_Work to complete_
All the data must come back unchanged, except that pictures are left out.

_Entries supplied_
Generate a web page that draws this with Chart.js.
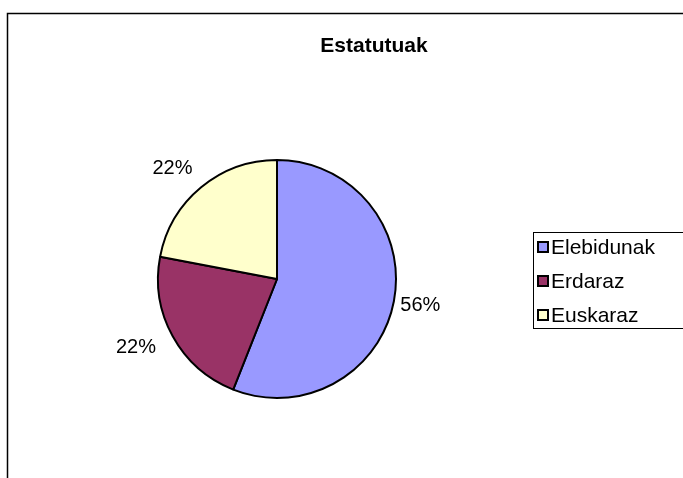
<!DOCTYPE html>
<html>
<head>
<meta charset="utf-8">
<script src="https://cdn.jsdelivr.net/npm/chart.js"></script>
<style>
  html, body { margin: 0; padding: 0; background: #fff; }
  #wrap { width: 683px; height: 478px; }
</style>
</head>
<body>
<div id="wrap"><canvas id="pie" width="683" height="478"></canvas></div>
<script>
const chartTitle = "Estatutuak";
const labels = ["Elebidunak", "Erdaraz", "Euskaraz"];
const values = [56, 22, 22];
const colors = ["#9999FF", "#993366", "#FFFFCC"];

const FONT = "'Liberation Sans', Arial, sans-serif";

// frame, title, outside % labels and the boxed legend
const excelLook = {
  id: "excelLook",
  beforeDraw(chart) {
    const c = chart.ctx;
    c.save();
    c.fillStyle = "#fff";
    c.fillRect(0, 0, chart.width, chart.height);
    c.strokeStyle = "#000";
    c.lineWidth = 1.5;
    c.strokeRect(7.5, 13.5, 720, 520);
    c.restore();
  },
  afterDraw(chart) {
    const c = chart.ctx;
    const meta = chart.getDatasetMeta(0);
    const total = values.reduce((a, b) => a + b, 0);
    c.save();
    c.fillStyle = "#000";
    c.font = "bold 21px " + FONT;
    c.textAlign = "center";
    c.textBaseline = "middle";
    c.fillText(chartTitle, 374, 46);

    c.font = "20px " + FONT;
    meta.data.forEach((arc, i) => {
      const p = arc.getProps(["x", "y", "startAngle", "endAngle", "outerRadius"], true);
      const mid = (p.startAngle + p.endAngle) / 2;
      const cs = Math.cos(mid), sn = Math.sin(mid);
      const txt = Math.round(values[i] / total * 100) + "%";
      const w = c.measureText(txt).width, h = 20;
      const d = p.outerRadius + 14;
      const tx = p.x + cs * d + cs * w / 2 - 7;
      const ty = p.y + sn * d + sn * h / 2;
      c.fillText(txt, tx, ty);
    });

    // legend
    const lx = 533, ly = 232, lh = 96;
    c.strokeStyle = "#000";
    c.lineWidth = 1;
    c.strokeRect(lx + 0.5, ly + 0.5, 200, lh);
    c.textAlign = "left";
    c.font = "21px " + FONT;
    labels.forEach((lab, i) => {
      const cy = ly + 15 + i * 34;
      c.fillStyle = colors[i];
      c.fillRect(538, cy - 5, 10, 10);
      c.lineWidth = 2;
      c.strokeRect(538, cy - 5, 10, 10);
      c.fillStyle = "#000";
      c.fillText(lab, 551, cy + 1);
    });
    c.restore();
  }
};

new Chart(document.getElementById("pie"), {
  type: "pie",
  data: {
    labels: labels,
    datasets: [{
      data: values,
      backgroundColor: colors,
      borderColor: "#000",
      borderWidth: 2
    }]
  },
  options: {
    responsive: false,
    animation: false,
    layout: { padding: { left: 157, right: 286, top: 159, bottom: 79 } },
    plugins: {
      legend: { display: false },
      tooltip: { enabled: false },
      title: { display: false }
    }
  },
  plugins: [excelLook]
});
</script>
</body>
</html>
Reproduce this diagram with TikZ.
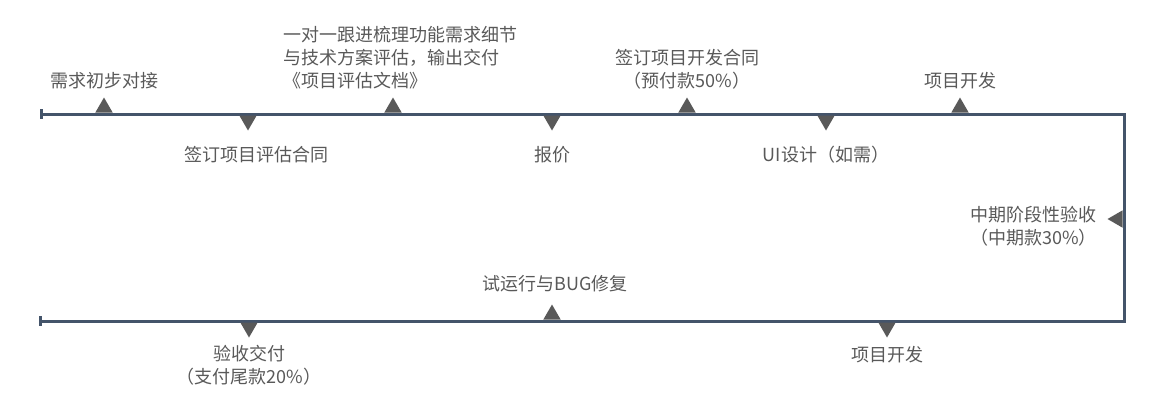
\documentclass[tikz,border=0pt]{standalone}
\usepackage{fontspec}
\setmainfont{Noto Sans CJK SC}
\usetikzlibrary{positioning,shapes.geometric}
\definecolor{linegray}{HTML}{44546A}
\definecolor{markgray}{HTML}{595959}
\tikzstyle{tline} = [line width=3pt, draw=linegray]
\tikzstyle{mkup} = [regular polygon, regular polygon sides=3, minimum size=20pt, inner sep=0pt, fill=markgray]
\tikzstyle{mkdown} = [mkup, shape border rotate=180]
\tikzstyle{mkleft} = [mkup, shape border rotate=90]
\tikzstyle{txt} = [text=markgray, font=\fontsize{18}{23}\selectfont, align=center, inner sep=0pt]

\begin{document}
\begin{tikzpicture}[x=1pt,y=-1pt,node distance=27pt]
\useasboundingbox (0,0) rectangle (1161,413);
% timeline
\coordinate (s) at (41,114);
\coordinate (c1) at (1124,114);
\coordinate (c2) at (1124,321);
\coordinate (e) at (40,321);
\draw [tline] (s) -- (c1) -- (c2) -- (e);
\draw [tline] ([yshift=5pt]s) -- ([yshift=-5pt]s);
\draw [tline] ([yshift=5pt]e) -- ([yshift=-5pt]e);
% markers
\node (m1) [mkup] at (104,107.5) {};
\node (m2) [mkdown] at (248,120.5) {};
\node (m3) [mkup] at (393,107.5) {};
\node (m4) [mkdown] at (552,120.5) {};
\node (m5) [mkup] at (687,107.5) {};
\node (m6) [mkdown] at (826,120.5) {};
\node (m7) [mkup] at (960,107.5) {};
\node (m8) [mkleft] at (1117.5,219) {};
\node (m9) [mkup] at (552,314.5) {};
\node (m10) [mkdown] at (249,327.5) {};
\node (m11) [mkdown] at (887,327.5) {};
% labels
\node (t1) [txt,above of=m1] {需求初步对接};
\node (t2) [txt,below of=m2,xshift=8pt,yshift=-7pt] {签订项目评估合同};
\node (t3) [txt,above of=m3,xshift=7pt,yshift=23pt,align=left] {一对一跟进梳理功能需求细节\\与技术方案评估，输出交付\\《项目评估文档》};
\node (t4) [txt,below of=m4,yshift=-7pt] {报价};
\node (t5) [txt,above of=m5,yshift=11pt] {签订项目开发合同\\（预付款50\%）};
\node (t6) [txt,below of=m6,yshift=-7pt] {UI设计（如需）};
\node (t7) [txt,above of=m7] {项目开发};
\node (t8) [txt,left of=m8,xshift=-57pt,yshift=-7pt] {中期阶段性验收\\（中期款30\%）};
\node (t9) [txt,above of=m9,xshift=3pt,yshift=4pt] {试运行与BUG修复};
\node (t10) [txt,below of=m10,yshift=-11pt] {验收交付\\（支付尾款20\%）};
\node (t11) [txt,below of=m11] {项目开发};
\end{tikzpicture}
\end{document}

_Answer for the task_
Generate a web page that draws this with Chart.js.
<!DOCTYPE html>
<html>
<head>
<meta charset="utf-8">
<script src="https://cdn.jsdelivr.net/npm/chart.js"></script>
<style>
  html, body { margin: 0; padding: 0; background: #fff; }
  #wrap { width: 683px; height: 478px; }
</style>
</head>
<body>
<div id="wrap"><canvas id="pie" width="683" height="478"></canvas></div>
<script>
const chartTitle = "Estatutuak";
const labels = ["Elebidunak", "Erdaraz", "Euskaraz"];
const values = [56, 22, 22];
const colors = ["#9999FF", "#993366", "#FFFFCC"];

const FONT = "'Liberation Sans', Arial, sans-serif";

// frame, title, outside % labels and the boxed legend
const excelLook = {
  id: "excelLook",
  beforeDraw(chart) {
    const c = chart.ctx;
    c.save();
    c.fillStyle = "#fff";
    c.fillRect(0, 0, chart.width, chart.height);
    c.strokeStyle = "#000";
    c.lineWidth = 1.5;
    c.strokeRect(7.5, 13.5, 720, 520);
    c.restore();
  },
  afterDraw(chart) {
    const c = chart.ctx;
    const meta = chart.getDatasetMeta(0);
    const total = values.reduce((a, b) => a + b, 0);
    c.save();
    c.fillStyle = "#000";
    c.font = "bold 21px " + FONT;
    c.textAlign = "center";
    c.textBaseline = "middle";
    c.fillText(chartTitle, 374, 46);

    c.font = "20px " + FONT;
    meta.data.forEach((arc, i) => {
      const p = arc.getProps(["x", "y", "startAngle", "endAngle", "outerRadius"], true);
      const mid = (p.startAngle + p.endAngle) / 2;
      const cs = Math.cos(mid), sn = Math.sin(mid);
      const txt = Math.round(values[i] / total * 100) + "%";
      const w = c.measureText(txt).width, h = 20;
      const d = p.outerRadius + 14;
      const tx = p.x + cs * d + cs * w / 2 - 7;
      const ty = p.y + sn * d + sn * h / 2;
      c.fillText(txt, tx, ty);
    });

    // legend
    const lx = 533, ly = 232, lh = 96;
    c.strokeStyle = "#000";
    c.lineWidth = 1;
    c.strokeRect(lx + 0.5, ly + 0.5, 200, lh);
    c.textAlign = "left";
    c.font = "21px " + FONT;
    labels.forEach((lab, i) => {
      const cy = ly + 15 + i * 34;
      c.fillStyle = colors[i];
      c.fillRect(538, cy - 5, 10, 10);
      c.lineWidth = 2;
      c.strokeRect(538, cy - 5, 10, 10);
      c.fillStyle = "#000";
      c.fillText(lab, 551, cy + 1);
    });
    c.restore();
  }
};

new Chart(document.getElementById("pie"), {
  type: "pie",
  data: {
    labels: labels,
    datasets: [{
      data: values,
      backgroundColor: colors,
      borderColor: "#000",
      borderWidth: 2
    }]
  },
  options: {
    responsive: false,
    animation: false,
    layout: { padding: { left: 157, right: 286, top: 159, bottom: 79 } },
    plugins: {
      legend: { display: false },
      tooltip: { enabled: false },
      title: { display: false }
    }
  },
  plugins: [excelLook]
});
</script>
</body>
</html>
Reproduce this diagram with TikZ.
\documentclass[tikz,border=0pt]{standalone}
\usepackage{fontspec}
\setmainfont{Noto Sans CJK SC}
\usetikzlibrary{positioning,shapes.geometric}
\definecolor{linegray}{HTML}{44546A}
\definecolor{markgray}{HTML}{595959}
\tikzstyle{tline} = [line width=3pt, draw=linegray]
\tikzstyle{mkup} = [regular polygon, regular polygon sides=3, minimum size=20pt, inner sep=0pt, fill=markgray]
\tikzstyle{mkdown} = [mkup, shape border rotate=180]
\tikzstyle{mkleft} = [mkup, shape border rotate=90]
\tikzstyle{txt} = [text=markgray, font=\fontsize{18}{23}\selectfont, align=center, inner sep=0pt]

\begin{document}
\begin{tikzpicture}[x=1pt,y=-1pt,node distance=27pt]
\useasboundingbox (0,0) rectangle (1161,413);
% timeline
\coordinate (s) at (41,114);
\coordinate (c1) at (1124,114);
\coordinate (c2) at (1124,321);
\coordinate (e) at (40,321);
\draw [tline] (s) -- (c1) -- (c2) -- (e);
\draw [tline] ([yshift=5pt]s) -- ([yshift=-5pt]s);
\draw [tline] ([yshift=5pt]e) -- ([yshift=-5pt]e);
% markers
\node (m1) [mkup] at (104,107.5) {};
\node (m2) [mkdown] at (248,120.5) {};
\node (m3) [mkup] at (393,107.5) {};
\node (m4) [mkdown] at (552,120.5) {};
\node (m5) [mkup] at (687,107.5) {};
\node (m6) [mkdown] at (826,120.5) {};
\node (m7) [mkup] at (960,107.5) {};
\node (m8) [mkleft] at (1117.5,219) {};
\node (m9) [mkup] at (552,314.5) {};
\node (m10) [mkdown] at (249,327.5) {};
\node (m11) [mkdown] at (887,327.5) {};
% labels
\node (t1) [txt,above of=m1] {需求初步对接};
\node (t2) [txt,below of=m2,xshift=8pt,yshift=-7pt] {签订项目评估合同};
\node (t3) [txt,above of=m3,xshift=7pt,yshift=23pt,align=left] {一对一跟进梳理功能需求细节\\与技术方案评估，输出交付\\《项目评估文档》};
\node (t4) [txt,below of=m4,yshift=-7pt] {报价};
\node (t5) [txt,above of=m5,yshift=11pt] {签订项目开发合同\\（预付款50\%）};
\node (t6) [txt,below of=m6,yshift=-7pt] {UI设计（如需）};
\node (t7) [txt,above of=m7] {项目开发};
\node (t8) [txt,left of=m8,xshift=-57pt,yshift=-7pt] {中期阶段性验收\\（中期款30\%）};
\node (t9) [txt,above of=m9,xshift=3pt,yshift=4pt] {试运行与BUG修复};
\node (t10) [txt,below of=m10,yshift=-11pt] {验收交付\\（支付尾款20\%）};
\node (t11) [txt,below of=m11] {项目开发};
\end{tikzpicture}
\end{document}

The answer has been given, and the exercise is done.